===== Supplied information
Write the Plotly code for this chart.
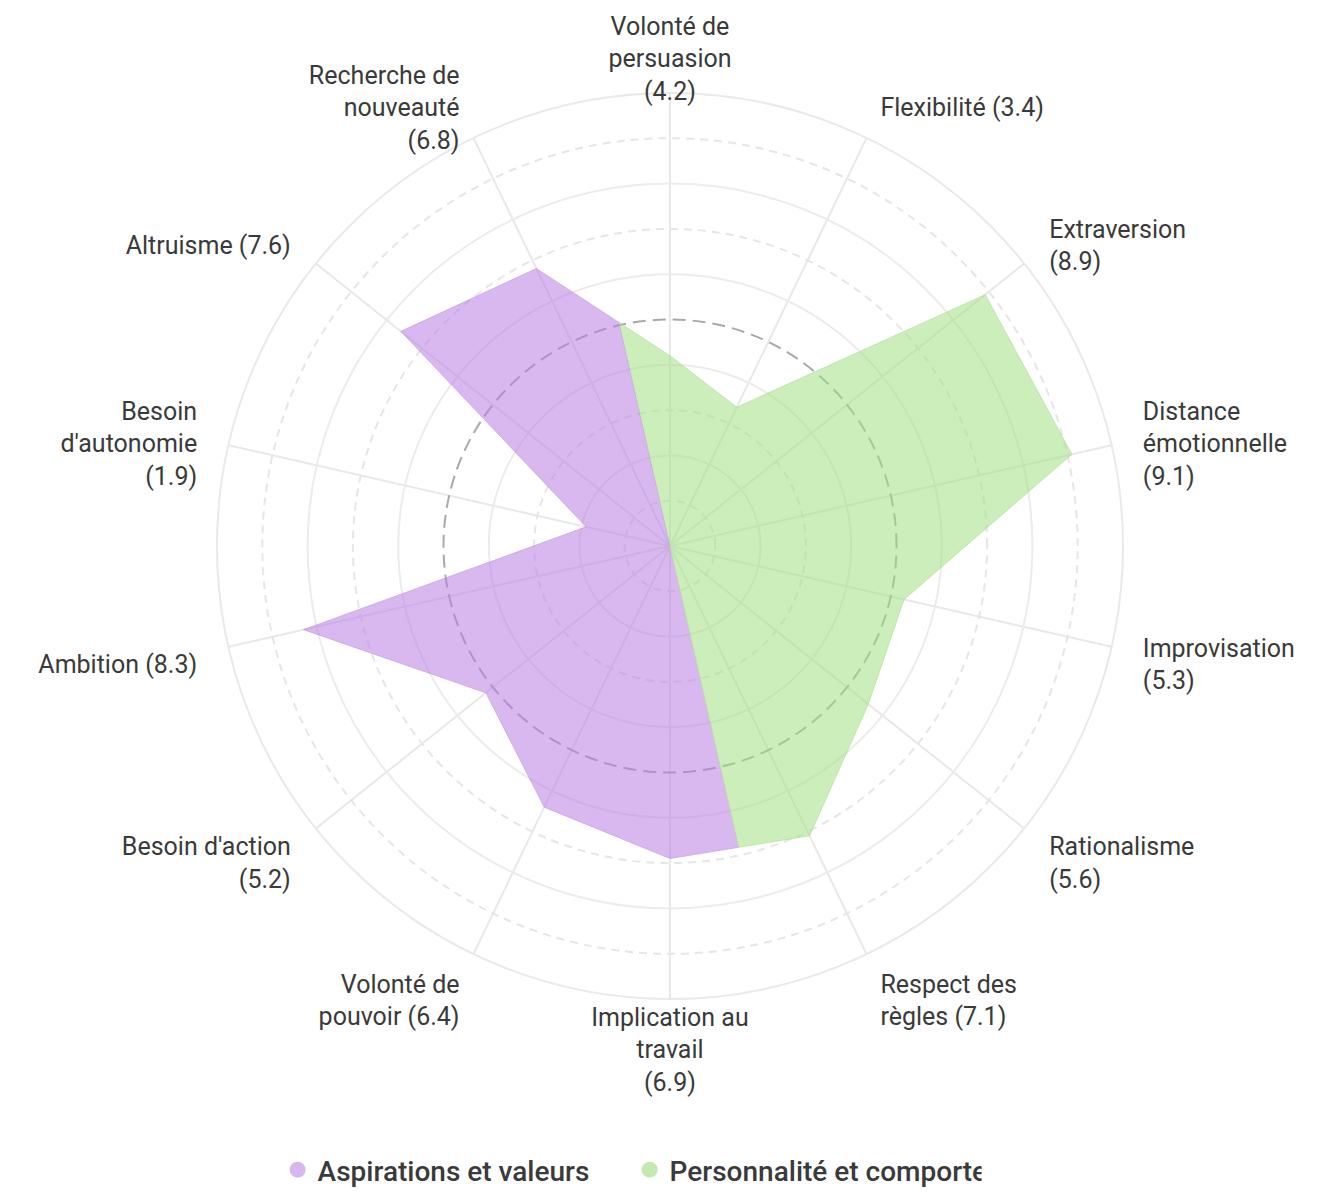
import math
import plotly.graph_objects as go

# ---------------- data ----------------
categories = [
    "Volonté de persuasion", "Flexibilité", "Extraversion", "Distance émotionnelle",
    "Improvisation", "Rationalisme", "Respect des règles", "Implication au travail",
    "Volonté de pouvoir", "Besoin d'action", "Ambition", "Besoin d'autonomie",
    "Altruisme", "Recherche de nouveauté",
]
values = [4.2, 3.4, 8.9, 9.1, 5.3, 5.6, 7.1, 6.9, 6.4, 5.2, 8.3, 1.9, 7.6, 6.8]
tick_labels = [
    "Volonté de<br>persuasion<br>(4.2)", "Flexibilité (3.4)", "Extraversion<br>(8.9)",
    "Distance<br>émotionnelle<br>(9.1)", "Improvisation<br>(5.3)", "Rationalisme<br>(5.6)",
    "Respect des<br>règles (7.1)", "Implication au<br>travail<br>(6.9)", "Volonté de<br>pouvoir (6.4)",
    "Besoin d'action<br>(5.2)", "Ambition (8.3)", "Besoin<br>d'autonomie<br>(1.9)",
    "Altruisme (7.6)", "Recherche de<br>nouveauté<br>(6.8)",
]
series_names = ["Aspirations et valeurs", "Personnalité et comportement"]
green_count = 7  # first 7 axes belong to "Personnalité et comportement"

# ---------------- geometry / style ----------------
W, H = 1317, 1179
CX, CY, R = 662, 538, 453
RMAX = 10
RLAB = 11.2          # radial range of the (invisible) label subplot
N = len(categories)
step = 360 / N
angles = [i * step for i in range(N)]

PURPLE_FILL = "rgba(184,126,224,0.55)"
GREEN_FILL = "rgba(162,224,131,0.55)"
PURPLE_SOLID = "#d7b7ee"
GREEN_SOLID = "#c3eaae"
TXT = "#3a3a3a"


def xy(r, deg):
    a = math.radians(deg)
    return r * math.sin(a), r * math.cos(a)


def ray_cut(i, j, deg):
    """radius where polygon edge (i -> j) crosses the ray at angle deg"""
    x1, y1 = xy(values[i], angles[i])
    x2, y2 = xy(values[j], angles[j])
    ux, uy = xy(1, deg)
    cr = lambda ax, ay, bx, by: ax * by - ay * bx
    t = -cr(ux, uy, x1, y1) / cr(ux, uy, x2 - x1, y2 - y1)
    return math.hypot(x1 + t * (x2 - x1), y1 + t * (y2 - y1))


top_cut = 360 - step / 2
bot_cut = 180 - step / 2
r_top = ray_cut(N - 1, 0, top_cut)
r_bot = ray_cut(green_count - 1, green_count, bot_cut)

green_r = [r_top] + values[:green_count] + [r_bot, 0]
green_t = [top_cut] + angles[:green_count] + [bot_cut, 0]
purple_r = [r_bot] + values[green_count:] + [r_top, 0]
purple_t = [bot_cut] + angles[green_count:] + [top_cut, 0]

# label positions (pixel offsets converted to data units)
ppu = R / RMAX
lab_r, lab_t, lab_pos = [], [], []
for a in angles:
    s, c = math.sin(math.radians(a)), math.cos(math.radians(a))
    xp = (R + 32) * s
    yp = -(R + 32) * c + (0 + 10.5 * (1 - c))
    lab_r.append(math.hypot(xp, yp) / ppu)
    lab_t.append(math.degrees(math.atan2(xp, -yp)) % 360)
    lab_pos.append("middle center" if abs(s) < 0.1 else ("middle right" if s > 0 else "middle left"))

fig = go.Figure()

for sp in ["polar", "polar2"]:
    fig.add_trace(go.Scatterpolar(r=[None], theta=[None], mode="markers", subplot=sp,
                                  showlegend=False, hoverinfo="skip"))

fig.add_trace(go.Scatterpolar(
    r=purple_r, theta=purple_t, mode="lines", fill="toself", fillcolor=PURPLE_FILL,
    line=dict(color="rgba(190,150,225,0.6)", width=1), subplot="polar3",
    showlegend=False, hoverinfo="skip"))
fig.add_trace(go.Scatterpolar(
    r=green_r, theta=green_t, mode="lines", fill="toself", fillcolor=GREEN_FILL,
    line=dict(color="rgba(170,220,145,0.6)", width=1), subplot="polar3",
    showlegend=False, hoverinfo="skip"))

fig.add_trace(go.Scatterpolar(
    r=lab_r, theta=lab_t, mode="text", text=tick_labels, textposition=lab_pos,
    textfont=dict(family="Roboto", size=25, color=TXT), cliponaxis=False,
    subplot="polar4", showlegend=False, hoverinfo="skip"))

for name, col in zip(series_names, [PURPLE_SOLID, GREEN_SOLID]):
    fig.add_trace(go.Scatterpolar(r=[None], theta=[None], mode="markers", name=name,
                                  marker=dict(size=22, color=col), subplot="polar3"))


def domain(rad):
    return dict(x=[(CX - rad) / W, (CX + rad) / W], y=[(H - CY - rad) / H, (H - CY + rad) / H])


dom = domain(R)
hidden_ang = dict(direction="clockwise", rotation=90, type="linear", thetaunit="degrees",
                  showgrid=False, showline=False, showticklabels=False, ticks="")


def radial(vals, color, width, dash, rmax=RMAX):
    return dict(range=[0, rmax], tickmode="array", tickvals=vals, showticklabels=False,
                ticks="", showline=False, gridcolor=color, gridwidth=width, griddash=dash)


fig.update_layout(
    width=W, height=H,
    margin=dict(l=0, r=0, t=0, b=0, autoexpand=False),
    paper_bgcolor="white",
    polar=dict(domain=dom, bgcolor="white",
               angularaxis=dict(direction="clockwise", rotation=90, type="linear",
                                thetaunit="degrees", tickmode="array", tickvals=angles,
                                showticklabels=False, ticks="", showgrid=True,
                                gridcolor="#e8e8e8", gridwidth=2, showline=True,
                                linecolor="#e9e9e9", linewidth=2),
               radialaxis=radial([2, 4, 6, 8], "#ececec", 2, "solid")),
    polar2=dict(domain=dom, bgcolor="rgba(0,0,0,0)", angularaxis=hidden_ang,
                radialaxis=radial([1, 3, 7, 9], "#e6e6e6", 1.5, "8px,6px")),
    polar3=dict(domain=dom, bgcolor="rgba(0,0,0,0)", angularaxis=hidden_ang,
                radialaxis=radial([5], "#a9a9a9", 2, "13px,7px")),
    polar4=dict(domain=domain(R * RLAB / RMAX), bgcolor="rgba(0,0,0,0)", angularaxis=hidden_ang,
                radialaxis=dict(range=[0, RLAB], visible=False, showgrid=False)),
    showlegend=True,
    legend=dict(orientation="h", x=0.472, xanchor="center", y=17 / H, yanchor="middle",
                font=dict(family="Roboto", size=28, color=TXT, weight=500),
                entrywidth=307, bgcolor="rgba(0,0,0,0)", itemclick=False, itemdoubleclick=False),
)

fig.write_html("out.html")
==========
■ Written instruction ■
Make an exact reproduction of the listing above, without any pictures.

■ Solution to this exercise ■
Write the Plotly code for this chart.
import math
import plotly.graph_objects as go

# ---------------- data ----------------
categories = [
    "Volonté de persuasion", "Flexibilité", "Extraversion", "Distance émotionnelle",
    "Improvisation", "Rationalisme", "Respect des règles", "Implication au travail",
    "Volonté de pouvoir", "Besoin d'action", "Ambition", "Besoin d'autonomie",
    "Altruisme", "Recherche de nouveauté",
]
values = [4.2, 3.4, 8.9, 9.1, 5.3, 5.6, 7.1, 6.9, 6.4, 5.2, 8.3, 1.9, 7.6, 6.8]
tick_labels = [
    "Volonté de<br>persuasion<br>(4.2)", "Flexibilité (3.4)", "Extraversion<br>(8.9)",
    "Distance<br>émotionnelle<br>(9.1)", "Improvisation<br>(5.3)", "Rationalisme<br>(5.6)",
    "Respect des<br>règles (7.1)", "Implication au<br>travail<br>(6.9)", "Volonté de<br>pouvoir (6.4)",
    "Besoin d'action<br>(5.2)", "Ambition (8.3)", "Besoin<br>d'autonomie<br>(1.9)",
    "Altruisme (7.6)", "Recherche de<br>nouveauté<br>(6.8)",
]
series_names = ["Aspirations et valeurs", "Personnalité et comportement"]
green_count = 7  # first 7 axes belong to "Personnalité et comportement"

# ---------------- geometry / style ----------------
W, H = 1317, 1179
CX, CY, R = 662, 538, 453
RMAX = 10
RLAB = 11.2          # radial range of the (invisible) label subplot
N = len(categories)
step = 360 / N
angles = [i * step for i in range(N)]

PURPLE_FILL = "rgba(184,126,224,0.55)"
GREEN_FILL = "rgba(162,224,131,0.55)"
PURPLE_SOLID = "#d7b7ee"
GREEN_SOLID = "#c3eaae"
TXT = "#3a3a3a"


def xy(r, deg):
    a = math.radians(deg)
    return r * math.sin(a), r * math.cos(a)


def ray_cut(i, j, deg):
    """radius where polygon edge (i -> j) crosses the ray at angle deg"""
    x1, y1 = xy(values[i], angles[i])
    x2, y2 = xy(values[j], angles[j])
    ux, uy = xy(1, deg)
    cr = lambda ax, ay, bx, by: ax * by - ay * bx
    t = -cr(ux, uy, x1, y1) / cr(ux, uy, x2 - x1, y2 - y1)
    return math.hypot(x1 + t * (x2 - x1), y1 + t * (y2 - y1))


top_cut = 360 - step / 2
bot_cut = 180 - step / 2
r_top = ray_cut(N - 1, 0, top_cut)
r_bot = ray_cut(green_count - 1, green_count, bot_cut)

green_r = [r_top] + values[:green_count] + [r_bot, 0]
green_t = [top_cut] + angles[:green_count] + [bot_cut, 0]
purple_r = [r_bot] + values[green_count:] + [r_top, 0]
purple_t = [bot_cut] + angles[green_count:] + [top_cut, 0]

# label positions (pixel offsets converted to data units)
ppu = R / RMAX
lab_r, lab_t, lab_pos = [], [], []
for a in angles:
    s, c = math.sin(math.radians(a)), math.cos(math.radians(a))
    xp = (R + 32) * s
    yp = -(R + 32) * c + (0 + 10.5 * (1 - c))
    lab_r.append(math.hypot(xp, yp) / ppu)
    lab_t.append(math.degrees(math.atan2(xp, -yp)) % 360)
    lab_pos.append("middle center" if abs(s) < 0.1 else ("middle right" if s > 0 else "middle left"))

fig = go.Figure()

for sp in ["polar", "polar2"]:
    fig.add_trace(go.Scatterpolar(r=[None], theta=[None], mode="markers", subplot=sp,
                                  showlegend=False, hoverinfo="skip"))

fig.add_trace(go.Scatterpolar(
    r=purple_r, theta=purple_t, mode="lines", fill="toself", fillcolor=PURPLE_FILL,
    line=dict(color="rgba(190,150,225,0.6)", width=1), subplot="polar3",
    showlegend=False, hoverinfo="skip"))
fig.add_trace(go.Scatterpolar(
    r=green_r, theta=green_t, mode="lines", fill="toself", fillcolor=GREEN_FILL,
    line=dict(color="rgba(170,220,145,0.6)", width=1), subplot="polar3",
    showlegend=False, hoverinfo="skip"))

fig.add_trace(go.Scatterpolar(
    r=lab_r, theta=lab_t, mode="text", text=tick_labels, textposition=lab_pos,
    textfont=dict(family="Roboto", size=25, color=TXT), cliponaxis=False,
    subplot="polar4", showlegend=False, hoverinfo="skip"))

for name, col in zip(series_names, [PURPLE_SOLID, GREEN_SOLID]):
    fig.add_trace(go.Scatterpolar(r=[None], theta=[None], mode="markers", name=name,
                                  marker=dict(size=22, color=col), subplot="polar3"))


def domain(rad):
    return dict(x=[(CX - rad) / W, (CX + rad) / W], y=[(H - CY - rad) / H, (H - CY + rad) / H])


dom = domain(R)
hidden_ang = dict(direction="clockwise", rotation=90, type="linear", thetaunit="degrees",
                  showgrid=False, showline=False, showticklabels=False, ticks="")


def radial(vals, color, width, dash, rmax=RMAX):
    return dict(range=[0, rmax], tickmode="array", tickvals=vals, showticklabels=False,
                ticks="", showline=False, gridcolor=color, gridwidth=width, griddash=dash)


fig.update_layout(
    width=W, height=H,
    margin=dict(l=0, r=0, t=0, b=0, autoexpand=False),
    paper_bgcolor="white",
    polar=dict(domain=dom, bgcolor="white",
               angularaxis=dict(direction="clockwise", rotation=90, type="linear",
                                thetaunit="degrees", tickmode="array", tickvals=angles,
                                showticklabels=False, ticks="", showgrid=True,
                                gridcolor="#e8e8e8", gridwidth=2, showline=True,
                                linecolor="#e9e9e9", linewidth=2),
               radialaxis=radial([2, 4, 6, 8], "#ececec", 2, "solid")),
    polar2=dict(domain=dom, bgcolor="rgba(0,0,0,0)", angularaxis=hidden_ang,
                radialaxis=radial([1, 3, 7, 9], "#e6e6e6", 1.5, "8px,6px")),
    polar3=dict(domain=dom, bgcolor="rgba(0,0,0,0)", angularaxis=hidden_ang,
                radialaxis=radial([5], "#a9a9a9", 2, "13px,7px")),
    polar4=dict(domain=domain(R * RLAB / RMAX), bgcolor="rgba(0,0,0,0)", angularaxis=hidden_ang,
                radialaxis=dict(range=[0, RLAB], visible=False, showgrid=False)),
    showlegend=True,
    legend=dict(orientation="h", x=0.472, xanchor="center", y=17 / H, yanchor="middle",
                font=dict(family="Roboto", size=28, color=TXT, weight=500),
                entrywidth=307, bgcolor="rgba(0,0,0,0)", itemclick=False, itemdoubleclick=False),
)

fig.write_html("out.html")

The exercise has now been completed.